• **Description of the task**
Include in the output exactly the lines from the opening of the data through the line containing "plt.rcParams['font.family'] = ['Liberation", and nothing more.

**** Recorded information ****

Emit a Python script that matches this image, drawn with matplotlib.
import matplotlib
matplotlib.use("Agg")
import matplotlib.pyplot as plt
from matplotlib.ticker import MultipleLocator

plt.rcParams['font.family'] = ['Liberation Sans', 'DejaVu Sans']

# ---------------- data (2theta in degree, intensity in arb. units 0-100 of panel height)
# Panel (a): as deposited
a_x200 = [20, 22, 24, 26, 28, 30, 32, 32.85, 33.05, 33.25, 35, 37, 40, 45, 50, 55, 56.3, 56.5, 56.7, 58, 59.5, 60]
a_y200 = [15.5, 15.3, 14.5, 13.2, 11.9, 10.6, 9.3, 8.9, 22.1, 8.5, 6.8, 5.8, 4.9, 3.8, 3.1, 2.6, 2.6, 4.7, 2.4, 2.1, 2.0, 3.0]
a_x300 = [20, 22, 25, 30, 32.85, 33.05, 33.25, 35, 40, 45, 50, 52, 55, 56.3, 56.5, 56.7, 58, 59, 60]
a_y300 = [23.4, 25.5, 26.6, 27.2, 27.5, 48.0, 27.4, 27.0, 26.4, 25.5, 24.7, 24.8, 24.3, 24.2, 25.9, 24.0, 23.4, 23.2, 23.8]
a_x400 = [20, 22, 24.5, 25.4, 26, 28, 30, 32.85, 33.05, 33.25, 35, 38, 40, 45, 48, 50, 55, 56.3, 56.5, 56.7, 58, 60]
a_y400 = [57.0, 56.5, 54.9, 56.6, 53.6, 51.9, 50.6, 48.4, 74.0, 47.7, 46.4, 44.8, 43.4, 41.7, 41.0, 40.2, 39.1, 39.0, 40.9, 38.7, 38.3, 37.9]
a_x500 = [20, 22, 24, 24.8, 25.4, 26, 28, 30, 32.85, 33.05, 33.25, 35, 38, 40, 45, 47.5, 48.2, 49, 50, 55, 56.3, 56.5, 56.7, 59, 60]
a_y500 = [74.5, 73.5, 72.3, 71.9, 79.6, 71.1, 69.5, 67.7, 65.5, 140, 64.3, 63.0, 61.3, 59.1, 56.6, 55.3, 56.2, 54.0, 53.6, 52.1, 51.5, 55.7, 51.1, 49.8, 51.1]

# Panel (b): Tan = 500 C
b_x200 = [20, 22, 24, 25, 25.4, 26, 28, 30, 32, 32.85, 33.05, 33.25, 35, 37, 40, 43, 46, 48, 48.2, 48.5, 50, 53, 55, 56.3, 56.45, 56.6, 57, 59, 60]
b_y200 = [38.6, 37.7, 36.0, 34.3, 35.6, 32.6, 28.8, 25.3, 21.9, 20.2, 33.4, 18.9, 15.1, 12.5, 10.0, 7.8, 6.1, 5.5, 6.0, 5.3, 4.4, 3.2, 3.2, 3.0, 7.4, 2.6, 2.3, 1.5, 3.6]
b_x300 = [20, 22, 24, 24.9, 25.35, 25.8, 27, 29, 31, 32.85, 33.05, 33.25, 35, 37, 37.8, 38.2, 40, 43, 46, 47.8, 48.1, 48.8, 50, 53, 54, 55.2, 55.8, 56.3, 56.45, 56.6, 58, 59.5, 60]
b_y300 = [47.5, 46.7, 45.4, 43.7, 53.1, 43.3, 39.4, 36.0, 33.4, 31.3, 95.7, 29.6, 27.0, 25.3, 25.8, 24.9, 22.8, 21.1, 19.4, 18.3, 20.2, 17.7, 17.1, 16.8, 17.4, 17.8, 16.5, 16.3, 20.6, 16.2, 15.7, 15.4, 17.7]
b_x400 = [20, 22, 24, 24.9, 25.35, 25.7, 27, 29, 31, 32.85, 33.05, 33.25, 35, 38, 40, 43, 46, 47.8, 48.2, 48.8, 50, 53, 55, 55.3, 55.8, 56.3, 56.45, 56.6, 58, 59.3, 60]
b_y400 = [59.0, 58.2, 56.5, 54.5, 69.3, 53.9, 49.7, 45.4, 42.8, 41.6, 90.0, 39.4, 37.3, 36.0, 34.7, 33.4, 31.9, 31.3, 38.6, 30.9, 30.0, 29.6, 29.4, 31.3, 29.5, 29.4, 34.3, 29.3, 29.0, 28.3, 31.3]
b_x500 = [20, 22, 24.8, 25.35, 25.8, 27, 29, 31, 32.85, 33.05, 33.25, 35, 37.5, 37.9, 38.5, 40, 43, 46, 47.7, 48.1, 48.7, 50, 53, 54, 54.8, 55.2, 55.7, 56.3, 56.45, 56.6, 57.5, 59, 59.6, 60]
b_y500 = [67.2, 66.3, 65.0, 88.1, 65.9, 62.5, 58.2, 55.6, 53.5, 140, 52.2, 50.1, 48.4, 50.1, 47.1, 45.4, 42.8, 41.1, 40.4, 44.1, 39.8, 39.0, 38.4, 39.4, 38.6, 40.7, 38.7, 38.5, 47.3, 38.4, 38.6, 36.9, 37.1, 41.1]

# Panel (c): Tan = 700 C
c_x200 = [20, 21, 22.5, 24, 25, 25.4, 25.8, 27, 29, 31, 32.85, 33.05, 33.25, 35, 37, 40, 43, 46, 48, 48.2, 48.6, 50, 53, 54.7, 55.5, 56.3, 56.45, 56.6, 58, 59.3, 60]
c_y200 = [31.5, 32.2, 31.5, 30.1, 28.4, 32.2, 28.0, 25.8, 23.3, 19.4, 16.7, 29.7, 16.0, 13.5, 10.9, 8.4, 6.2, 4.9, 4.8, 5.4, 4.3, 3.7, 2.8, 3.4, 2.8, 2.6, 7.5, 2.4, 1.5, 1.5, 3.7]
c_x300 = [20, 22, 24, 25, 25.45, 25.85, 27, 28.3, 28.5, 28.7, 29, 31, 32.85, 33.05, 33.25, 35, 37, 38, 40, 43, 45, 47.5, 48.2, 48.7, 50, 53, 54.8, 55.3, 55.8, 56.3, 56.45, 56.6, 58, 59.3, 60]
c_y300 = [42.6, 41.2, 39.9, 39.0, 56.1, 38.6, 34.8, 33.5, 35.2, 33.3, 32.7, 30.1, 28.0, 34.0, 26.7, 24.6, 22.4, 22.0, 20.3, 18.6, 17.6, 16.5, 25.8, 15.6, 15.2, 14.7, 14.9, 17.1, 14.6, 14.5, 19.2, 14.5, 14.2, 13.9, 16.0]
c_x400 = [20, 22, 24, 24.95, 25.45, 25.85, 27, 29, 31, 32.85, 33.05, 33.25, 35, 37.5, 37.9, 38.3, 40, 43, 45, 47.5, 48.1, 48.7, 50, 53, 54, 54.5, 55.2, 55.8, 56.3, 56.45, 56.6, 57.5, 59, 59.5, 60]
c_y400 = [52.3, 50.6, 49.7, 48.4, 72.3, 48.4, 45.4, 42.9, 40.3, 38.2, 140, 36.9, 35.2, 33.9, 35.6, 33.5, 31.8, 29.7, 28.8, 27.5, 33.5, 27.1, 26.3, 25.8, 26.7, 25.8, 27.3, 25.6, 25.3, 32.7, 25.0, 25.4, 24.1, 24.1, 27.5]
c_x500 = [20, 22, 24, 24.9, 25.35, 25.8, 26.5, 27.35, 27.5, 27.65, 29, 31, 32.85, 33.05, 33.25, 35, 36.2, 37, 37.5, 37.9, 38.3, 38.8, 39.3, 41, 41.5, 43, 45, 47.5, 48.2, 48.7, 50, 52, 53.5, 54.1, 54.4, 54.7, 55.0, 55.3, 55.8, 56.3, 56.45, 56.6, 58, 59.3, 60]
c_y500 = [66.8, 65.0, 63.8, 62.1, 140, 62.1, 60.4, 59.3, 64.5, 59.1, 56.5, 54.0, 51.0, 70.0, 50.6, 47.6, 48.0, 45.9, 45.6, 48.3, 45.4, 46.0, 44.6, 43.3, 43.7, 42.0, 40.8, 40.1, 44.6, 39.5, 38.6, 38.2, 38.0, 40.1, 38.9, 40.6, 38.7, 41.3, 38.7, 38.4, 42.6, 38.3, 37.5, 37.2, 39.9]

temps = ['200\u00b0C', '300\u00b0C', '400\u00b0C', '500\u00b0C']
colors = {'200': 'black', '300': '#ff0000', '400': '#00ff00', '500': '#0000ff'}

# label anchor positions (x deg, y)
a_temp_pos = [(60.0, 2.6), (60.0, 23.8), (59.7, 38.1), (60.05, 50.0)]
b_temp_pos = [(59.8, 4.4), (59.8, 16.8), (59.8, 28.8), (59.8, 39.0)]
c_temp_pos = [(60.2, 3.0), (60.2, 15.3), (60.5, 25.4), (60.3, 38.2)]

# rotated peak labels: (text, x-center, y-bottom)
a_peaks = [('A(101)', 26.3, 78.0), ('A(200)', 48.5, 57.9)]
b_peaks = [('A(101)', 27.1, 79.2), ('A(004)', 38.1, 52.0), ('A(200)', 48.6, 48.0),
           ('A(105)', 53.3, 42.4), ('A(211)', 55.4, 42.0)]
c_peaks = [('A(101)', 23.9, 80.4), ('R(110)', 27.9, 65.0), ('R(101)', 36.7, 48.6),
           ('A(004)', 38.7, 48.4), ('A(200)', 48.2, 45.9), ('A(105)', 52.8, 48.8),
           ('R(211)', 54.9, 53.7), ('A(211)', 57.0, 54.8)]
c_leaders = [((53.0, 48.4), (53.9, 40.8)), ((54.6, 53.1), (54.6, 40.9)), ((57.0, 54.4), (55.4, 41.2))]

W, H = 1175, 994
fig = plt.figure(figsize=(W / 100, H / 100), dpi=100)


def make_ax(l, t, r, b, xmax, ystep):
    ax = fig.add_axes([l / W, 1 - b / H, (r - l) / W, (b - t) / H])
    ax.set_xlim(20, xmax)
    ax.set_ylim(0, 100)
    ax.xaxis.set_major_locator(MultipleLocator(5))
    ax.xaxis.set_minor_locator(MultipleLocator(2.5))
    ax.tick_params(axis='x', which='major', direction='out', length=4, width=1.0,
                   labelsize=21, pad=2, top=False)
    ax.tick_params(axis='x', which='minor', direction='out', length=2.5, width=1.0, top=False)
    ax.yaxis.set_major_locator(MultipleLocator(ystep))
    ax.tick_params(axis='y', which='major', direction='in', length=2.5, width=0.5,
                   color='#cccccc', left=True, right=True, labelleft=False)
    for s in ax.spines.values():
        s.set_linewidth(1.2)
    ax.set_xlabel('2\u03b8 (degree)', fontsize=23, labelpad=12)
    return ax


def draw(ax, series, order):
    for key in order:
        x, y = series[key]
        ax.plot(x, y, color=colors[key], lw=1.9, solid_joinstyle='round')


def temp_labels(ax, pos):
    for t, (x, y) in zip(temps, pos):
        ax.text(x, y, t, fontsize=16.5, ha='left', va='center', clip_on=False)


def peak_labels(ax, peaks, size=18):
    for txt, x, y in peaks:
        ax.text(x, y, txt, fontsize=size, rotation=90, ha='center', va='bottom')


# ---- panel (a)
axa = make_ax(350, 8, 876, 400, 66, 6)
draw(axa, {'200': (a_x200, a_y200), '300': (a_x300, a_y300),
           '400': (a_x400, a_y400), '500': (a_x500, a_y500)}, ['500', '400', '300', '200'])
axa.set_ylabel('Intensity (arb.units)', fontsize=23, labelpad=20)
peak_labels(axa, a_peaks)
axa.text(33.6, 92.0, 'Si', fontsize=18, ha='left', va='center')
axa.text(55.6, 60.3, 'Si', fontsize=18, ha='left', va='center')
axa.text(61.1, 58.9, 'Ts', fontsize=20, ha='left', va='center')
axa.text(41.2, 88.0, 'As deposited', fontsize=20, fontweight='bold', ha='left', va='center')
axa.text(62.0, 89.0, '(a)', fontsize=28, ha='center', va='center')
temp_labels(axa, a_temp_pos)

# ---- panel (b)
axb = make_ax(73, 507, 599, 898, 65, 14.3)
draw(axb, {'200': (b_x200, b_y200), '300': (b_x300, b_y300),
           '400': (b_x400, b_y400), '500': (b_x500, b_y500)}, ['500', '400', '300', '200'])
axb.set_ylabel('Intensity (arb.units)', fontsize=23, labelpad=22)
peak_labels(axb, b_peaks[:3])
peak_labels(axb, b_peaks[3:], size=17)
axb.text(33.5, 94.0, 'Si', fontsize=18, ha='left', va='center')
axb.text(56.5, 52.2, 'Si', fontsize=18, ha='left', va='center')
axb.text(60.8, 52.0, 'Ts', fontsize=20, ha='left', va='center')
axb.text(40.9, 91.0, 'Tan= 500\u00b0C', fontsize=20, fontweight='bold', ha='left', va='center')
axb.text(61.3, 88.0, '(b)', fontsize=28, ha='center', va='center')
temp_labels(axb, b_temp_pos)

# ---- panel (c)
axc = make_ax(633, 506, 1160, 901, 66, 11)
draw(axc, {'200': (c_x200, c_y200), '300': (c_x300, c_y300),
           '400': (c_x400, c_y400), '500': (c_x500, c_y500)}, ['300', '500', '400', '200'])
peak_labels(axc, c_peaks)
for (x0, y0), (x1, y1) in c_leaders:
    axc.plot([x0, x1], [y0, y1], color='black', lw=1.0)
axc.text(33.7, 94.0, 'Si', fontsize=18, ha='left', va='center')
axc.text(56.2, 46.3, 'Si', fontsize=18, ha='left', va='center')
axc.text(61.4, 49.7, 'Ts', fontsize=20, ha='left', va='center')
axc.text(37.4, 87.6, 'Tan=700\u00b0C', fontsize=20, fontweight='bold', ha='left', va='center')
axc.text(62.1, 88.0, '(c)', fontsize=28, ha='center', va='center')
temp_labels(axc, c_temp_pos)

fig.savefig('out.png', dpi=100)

****

• **Task output**
Emit a Python script that matches this image, drawn with matplotlib.
import matplotlib
matplotlib.use("Agg")
import matplotlib.pyplot as plt
from matplotlib.ticker import MultipleLocator

plt.rcParams['font.family'] = ['Liberation Sans', 'DejaVu Sans']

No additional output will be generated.